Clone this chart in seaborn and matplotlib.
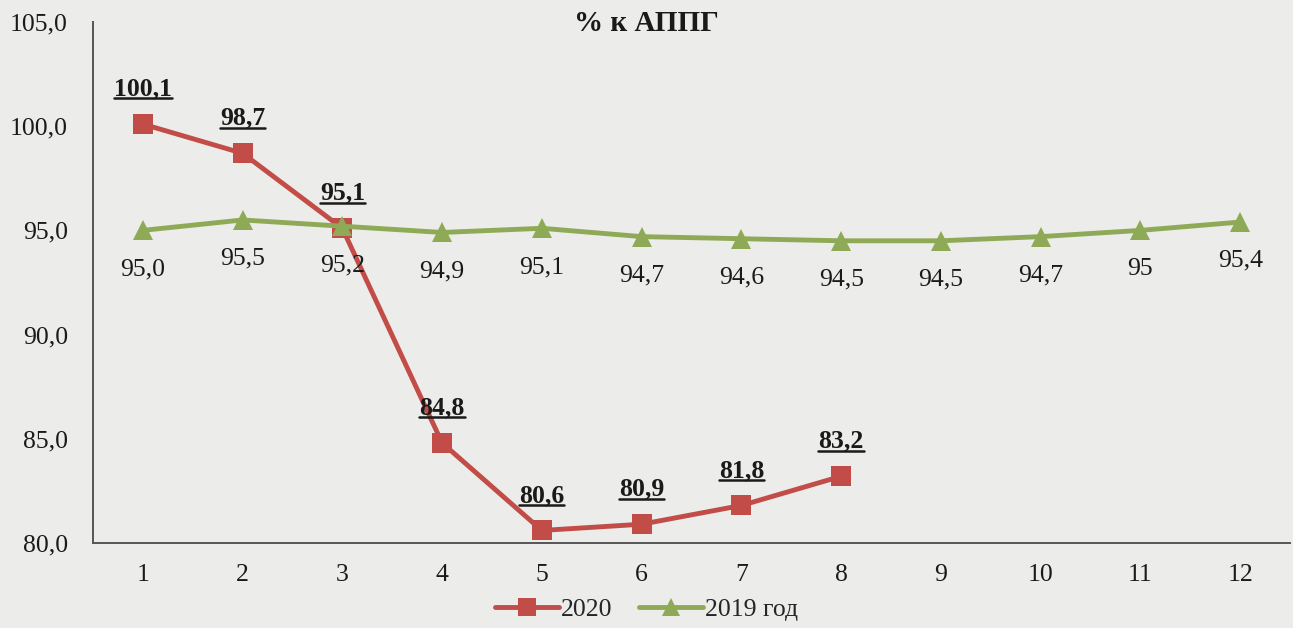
import pandas as pd
import numpy as np
import matplotlib.pyplot as plt
import seaborn as sns
from matplotlib.lines import Line2D

# Data
months = list(range(1, 13))
vals_2020 = [100.1, 98.7, 95.1, 84.8, 80.6, 80.9, 81.8, 83.2]
vals_2019 = [95.0, 95.5, 95.2, 94.9, 95.1, 94.7, 94.6, 94.5, 94.5, 94.7, 95.0, 95.4]
labels_2020 = ['100,1', '98,7', '95,1', '84,8', '80,6', '80,9', '81,8', '83,2']
labels_2019 = ['95,0', '95,5', '95,2', '94,9', '95,1', '94,7', '94,6', '94,5', '94,5', '94,7', '95', '95,4']
y_ticks = [80.0, 85.0, 90.0, 95.0, 100.0, 105.0]
series_names = ['2020', '2019 год']

RED = '#C24C47'
GREEN = '#8FAA57'
BG = '#ECECEA'
TXT = '#1a1a1a'

df = pd.concat([
    pd.DataFrame({'month': months[:len(vals_2020)], 'value': vals_2020, 'series': series_names[0]}),
    pd.DataFrame({'month': months, 'value': vals_2019, 'series': series_names[1]}),
])

sns.set_style('white')
plt.rcParams['font.family'] = ['Liberation Serif', 'DejaVu Serif']

fig = plt.figure(figsize=(12.93, 6.28), dpi=100, facecolor=BG)
ax = fig.add_axes([0.0719, 0.1354, 0.9258, 0.8296])
ax.set_facecolor(BG)

sns.lineplot(data=df, x='month', y='value', hue='series', style='series',
             palette={series_names[0]: RED, series_names[1]: GREEN},
             markers={series_names[0]: 's', series_names[1]: '^'},
             dashes=False, linewidth=3.5, markersize=14, markeredgewidth=0,
             ax=ax, legend=False, zorder=3)

ax.set_xlim(0.5, 12.5)
ax.set_ylim(80, 105)
ax.set_xticks(months)
ax.set_xticklabels([str(m) for m in months], fontsize=18.5, color=TXT)
ax.set_yticks(y_ticks)
ax.set_yticklabels([f'{t:.1f}'.replace('.', ',') for t in y_ticks], fontsize=18.5, color=TXT)
ax.tick_params(axis='x', length=0, pad=15)
ax.tick_params(axis='y', length=0, pad=18)
ax.set_xlabel('')
ax.set_ylabel('')
sns.despine(ax=ax)
for side in ['left', 'bottom']:
    ax.spines[side].set_color('#555555')
    ax.spines[side].set_linewidth(1.4)

# data labels
texts_2020 = []
for m, v, lab in zip(months, vals_2020, labels_2020):
    t = ax.annotate(lab, (m, v), xytext=(0, 17), textcoords='offset points',
                    ha='center', va='bottom', fontsize=18.5, fontweight='bold', color=TXT)
    texts_2020.append(t)
for m, v, lab in zip(months, vals_2019, labels_2019):
    ax.annotate(lab, (m, v), xytext=(0, -20), textcoords='offset points',
                ha='center', va='top', fontsize=18.5, color=TXT)

# underline the 2020 labels
fig.canvas.draw()
renderer = fig.canvas.get_renderer()
for t in texts_2020:
    bb = t.get_window_extent(renderer)
    y0 = bb.y0 + 2
    fig.add_artist(Line2D([bb.x0 / fig.bbox.width, bb.x1 / fig.bbox.width],
                          [y0 / fig.bbox.height, y0 / fig.bbox.height],
                          transform=fig.transFigure, color=TXT, linewidth=1.8))

fig.text(0.5, 0.962, '% к АППГ', ha='center', va='center', fontsize=21, fontweight='bold', color=TXT)

handles = [Line2D([], [], color=RED, marker='s', linewidth=3.5, markersize=13, markeredgewidth=0),
           Line2D([], [], color=GREEN, marker='^', linewidth=3.5, markersize=13, markeredgewidth=0)]
fig.legend(handles, series_names, loc='lower center', bbox_to_anchor=(0.5, -0.018), ncol=2,
           frameon=False, fontsize=18.5, handlelength=2.5, handletextpad=0.1, columnspacing=1.0,
           borderpad=0.2)

fig.savefig('out.png', dpi=100, facecolor=BG)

> Directions for this task: Only the lines from the top of the data through the line with "from matplotlib.lines import Line2D" should be quoted, exactly and with both ends kept; skip the pictures.

> The reply:
Clone this chart in seaborn and matplotlib.
import pandas as pd
import numpy as np
import matplotlib.pyplot as plt
import seaborn as sns
from matplotlib.lines import Line2D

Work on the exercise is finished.